[start Records supplied]

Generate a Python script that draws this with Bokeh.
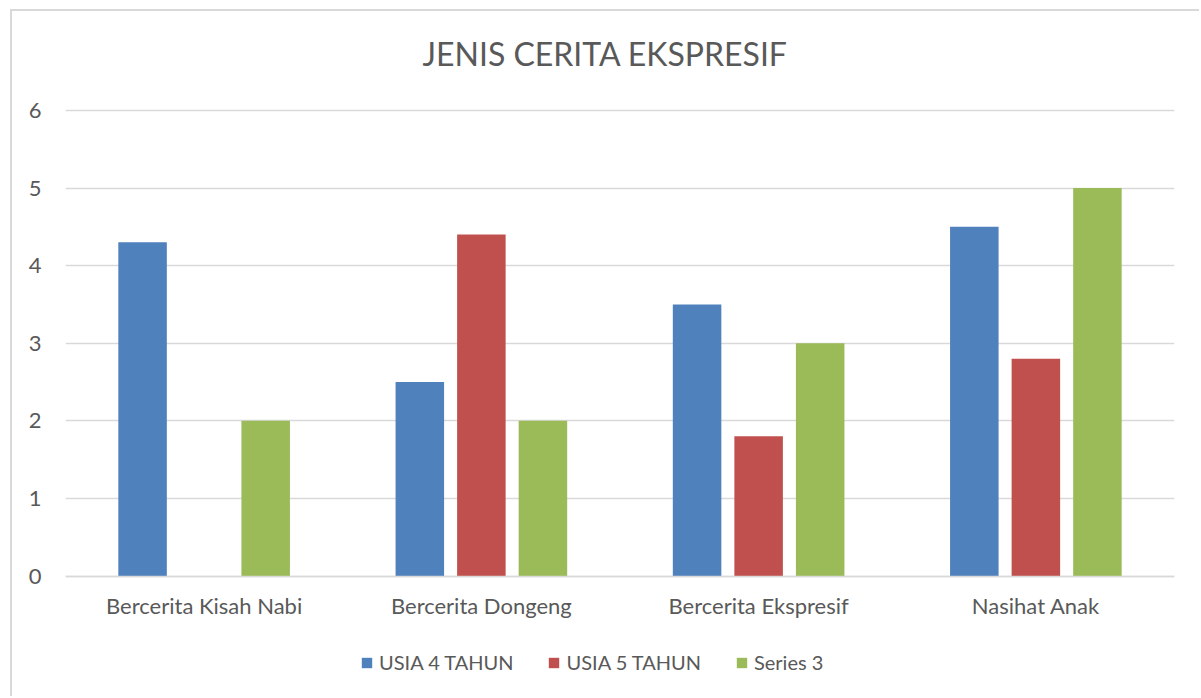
from bokeh.plotting import figure
from bokeh.models import ColumnDataSource, FactorRange, Range1d, Legend, LegendItem, FixedTicker
from bokeh.transform import dodge
from bokeh.embed import file_html
from bokeh.resources import INLINE

categories = ["Bercerita Kisah Nabi", "Bercerita Dongeng", "Bercerita Ekspresif", "Nasihat Anak"]
series_names = ["USIA 4 TAHUN", "USIA 5 TAHUN", "Series 3"]
usia4 = [4.3, 2.5, 3.5, 4.5]
usia5 = [0.0, 4.4, 1.8, 2.8]
series3 = [2.0, 2.0, 3.0, 5.0]
y_ticks = [0, 1, 2, 3, 4, 5, 6]

colors = ["#4F81BD", "#C0504D", "#9BBB59"]
FONT = "Lato"
TEXT_COLOR = "#595959"

source = ColumnDataSource(data=dict(cat=categories, s1=usia4, s2=usia5, s3=series3))

# frame reaches the bottom of the chart; the x axis sits at y=0 and the legend below it
p = figure(
    x_range=FactorRange(*categories, range_padding=0),
    y_range=Range1d(-1.578, 6.386),
    width=1189, height=687,
    output_backend="svg", toolbar_location=None,
    min_border_left=53, min_border_right=27, min_border_top=69, min_border_bottom=0,
)
p.styles = {"border-top": "2px solid #D9D9D9", "border-left": "2px solid #D9D9D9",
            "margin-left": "10px", "margin-top": "9px"}

p.title.text = "JENIS CERITA EKSPRESIF"
p.title.align = "left"
p.title.text_font = FONT
p.title.text_font_size = "32px"
p.title.text_font_style = "normal"
p.title.text_color = TEXT_COLOR
p.title.offset = 357
p.title.standoff = 15

offsets = [-0.222, 0.0, 0.222]
renderers = []
for key, off, col in zip(["s1", "s2", "s3"], offsets, colors):
    r = p.vbar(x=dodge("cat", off, range=p.x_range), top=key, width=0.175, bottom=0,
               source=source, fill_color=col, line_color=None)
    renderers.append(r)

p.outline_line_color = None
p.xgrid.grid_line_color = None
p.ygrid.grid_line_color = "#D9D9D9"
p.ygrid.grid_line_width = 1.5
p.yaxis.ticker = FixedTicker(ticks=y_ticks)

p.yaxis.axis_line_color = None
p.yaxis.major_tick_line_color = None
p.yaxis.minor_tick_line_color = None
p.yaxis.major_label_text_font = FONT
p.yaxis.major_label_text_font_size = "22px"
p.yaxis.major_label_text_color = TEXT_COLOR
p.yaxis.major_label_standoff = 18

p.xaxis.fixed_location = 0
p.xaxis.axis_line_color = "#D9D9D9"
p.xaxis.axis_line_width = 1.5
p.xaxis.major_tick_line_color = None
p.xaxis.minor_tick_line_color = None
p.xaxis.major_label_text_font = FONT
p.xaxis.major_label_text_font_size = "22px"
p.xaxis.major_label_text_color = TEXT_COLOR
p.xaxis.major_label_standoff = 10

legend = Legend(
    items=[LegendItem(label=n, renderers=[r]) for n, r in zip(series_names, renderers)],
    orientation="horizontal",
    location=(295, 24),
    label_text_font=FONT,
    label_text_font_size="20px",
    label_text_color=TEXT_COLOR,
    glyph_width=13, glyph_height=13,
    spacing=34, label_standoff=6,
    border_line_color=None, background_fill_alpha=0,
    padding=0, margin=0,
)
p.add_layout(legend, "center")

open("out.html", "w").write(file_html(p, INLINE))
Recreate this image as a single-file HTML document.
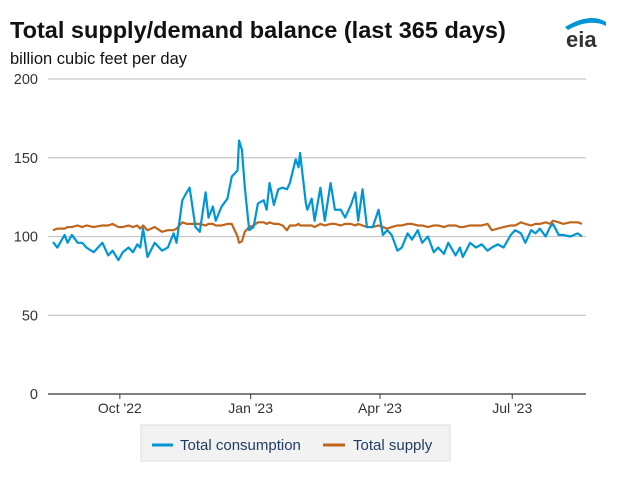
<!DOCTYPE html>
<html><head><meta charset="utf-8"><style>
body{margin:0;background:#fff;font-family:"Liberation Sans",Arial,sans-serif}
svg text{font-family:"Liberation Sans",Arial,sans-serif}
</style></head><body>
<svg id="c" width="618" height="474" viewBox="0 0 618 474" xmlns="http://www.w3.org/2000/svg">
<text x="10" y="38" font-size="23.5" font-weight="bold" fill="#111">Total supply/demand balance (last 365 days)</text>
<text x="10" y="64" font-size="16.5" fill="#111">billion cubic feet per day</text>
<g>
<path d="M565 27 Q590 12 606 22 L606 26 Q590 18 568 30 Z" fill="#0096d6"/>
<text x="566" y="47" font-size="22" font-weight="bold" fill="#333">eia</text>
</g>
<g id="grid"></g><g id="series"></g><g id="axes"></g>
<g>
<rect x="141" y="425" width="309" height="36" fill="#f2f2f2" stroke="#dcdcdc"/>
<line x1="152" y1="445" x2="173" y2="445" stroke="#0096d6" stroke-width="3"/>
<text x="180" y="450" font-size="15" fill="#1f3a5f">Total consumption</text>
<line x1="323" y1="445" x2="345" y2="445" stroke="#c0661c" stroke-width="3"/>
<text x="353" y="450" font-size="15" fill="#1f3a5f">Total supply</text>
</g>
</svg>
<script>
const days=[0,3,8,10,13,17,20,23,28,34,38,41,45,48,52,55,58,60,62,65,70,75,79,83,85,89,92,94,98,101,105,107,110,112,116,120,123,127,128,130,132,135,138,141,145,147,149,152,155,158,161,163,167,169,170,174,175,178,180,184,187,191,194,198,201,205,208,210,213,216,220,224,227,230,233,237,240,244,247,251,254,258,262,265,269,272,277,280,282,287,291,295,299,302,306,310,315,318,322,325,329,332,335,339,342,344,348,351,356,361,364];
const consumption=[96.5,93,101,96,101,96,96,93,90,96,88,91,85,90,93,90,95,93,105,87,96,91,93,102,96,123,128,131,106,103,128,112,119,110,119,124,138,142,161,155,131,104,106,121,123,117,134,120,130,131,130,134,149,144,153,121,117,124,110,131,110,134,117,117,112,120,128,110,130,106,106,117,101,104,101,91,93,102,98,104,96,100,90,93,89,96,88,93,87,96,93,95,91,93,95,93,101,104,102,96,104,102,105,100,106,108,101,101,100,102,100];
const supply=[104,105,105,106,106,107,106,107,106,107,107,108,106,106,107,106,107,105,107,104,106,103,104,104,105,109,108,108,108,108,107,108,108,107,107,108,108,100,96,97,103,106,107,109,109,108,109,108,108,107,104,107,107,108,107,107,107,107,106,108,107,108,108,107,108,108,107,108,107,106,106,107,106,105,106,107,107,108,108,107,107,106,107,107,106,107,107,106,106,107,107,107,108,104,105,106,107,107,109,108,107,108,108,109,108,110,109,108,109,109,108];
const yTicks=[0,50,100,150,200];
const xTickDays=[46,136,225,316];
const xTickLabels=["Oct '22","Jan '23","Apr '23","Jul '23"];
const NS="http://www.w3.org/2000/svg";
const X=d=>53+d*(529/364);
const Y=v=>394-v*(315/200);
function mk(t,a,p){const e=document.createElementNS(NS,t);for(const k in a)e.setAttribute(k,a[k]);p.appendChild(e);return e;}
const grid=document.getElementById('grid'),ser=document.getElementById('series'),ax=document.getElementById('axes');
yTicks.forEach(v=>{
 if(v>0){const l=mk('line',{x1:48,x2:586,y1:Y(v),y2:Y(v),stroke:'#c8c8c8','stroke-width':1.3},grid);
 
 }
 const t=mk('text',{x:38,y:Y(v)+5,'font-size':14.5,fill:'#333','text-anchor':'end'},ax);t.textContent=v;
 
 
});
const axl=mk('line',{x1:48,x2:586,y1:394,y2:394,stroke:'#333','stroke-width':1.3},ax);


xTickDays.forEach((d,i)=>{
 mk('line',{x1:X(d),x2:X(d),y1:394,y2:399,stroke:'#333'},ax);
 const t=mk('text',{x:X(d),y:413,'font-size':14,fill:'#333','text-anchor':'middle'},ax);t.textContent=xTickLabels[i];
 
 
});
function line(vals,col,name){
 const p=mk('polyline',{points:days.map((d,i)=>X(d)+','+Y(vals[i])).join(' '),fill:'none',stroke:col,'stroke-width':2.2,'stroke-linejoin':'round'},ser);
 
 
}
line(supply,'#c0661c','supply-line');
line(consumption,'#0096d6','consumption-line');
</script>
</body></html>
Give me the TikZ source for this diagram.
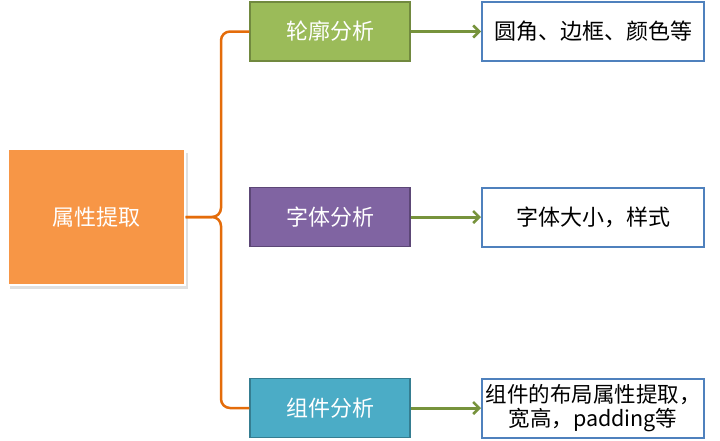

[end Records supplied]

- **Exercise aim**
From the first line of the material down to the line containing "p.yaxis.ticker = FixedTicker(ticks=y_ticks)", inclusive, return each line exactly, skipping any picture.

- **Full response**
Generate a Python script that draws this with Bokeh.
from bokeh.plotting import figure
from bokeh.models import ColumnDataSource, FactorRange, Range1d, Legend, LegendItem, FixedTicker
from bokeh.transform import dodge
from bokeh.embed import file_html
from bokeh.resources import INLINE

categories = ["Bercerita Kisah Nabi", "Bercerita Dongeng", "Bercerita Ekspresif", "Nasihat Anak"]
series_names = ["USIA 4 TAHUN", "USIA 5 TAHUN", "Series 3"]
usia4 = [4.3, 2.5, 3.5, 4.5]
usia5 = [0.0, 4.4, 1.8, 2.8]
series3 = [2.0, 2.0, 3.0, 5.0]
y_ticks = [0, 1, 2, 3, 4, 5, 6]

colors = ["#4F81BD", "#C0504D", "#9BBB59"]
FONT = "Lato"
TEXT_COLOR = "#595959"

source = ColumnDataSource(data=dict(cat=categories, s1=usia4, s2=usia5, s3=series3))

# frame reaches the bottom of the chart; the x axis sits at y=0 and the legend below it
p = figure(
    x_range=FactorRange(*categories, range_padding=0),
    y_range=Range1d(-1.578, 6.386),
    width=1189, height=687,
    output_backend="svg", toolbar_location=None,
    min_border_left=53, min_border_right=27, min_border_top=69, min_border_bottom=0,
)
p.styles = {"border-top": "2px solid #D9D9D9", "border-left": "2px solid #D9D9D9",
            "margin-left": "10px", "margin-top": "9px"}

p.title.text = "JENIS CERITA EKSPRESIF"
p.title.align = "left"
p.title.text_font = FONT
p.title.text_font_size = "32px"
p.title.text_font_style = "normal"
p.title.text_color = TEXT_COLOR
p.title.offset = 357
p.title.standoff = 15

offsets = [-0.222, 0.0, 0.222]
renderers = []
for key, off, col in zip(["s1", "s2", "s3"], offsets, colors):
    r = p.vbar(x=dodge("cat", off, range=p.x_range), top=key, width=0.175, bottom=0,
               source=source, fill_color=col, line_color=None)
    renderers.append(r)

p.outline_line_color = None
p.xgrid.grid_line_color = None
p.ygrid.grid_line_color = "#D9D9D9"
p.ygrid.grid_line_width = 1.5
p.yaxis.ticker = FixedTicker(ticks=y_ticks)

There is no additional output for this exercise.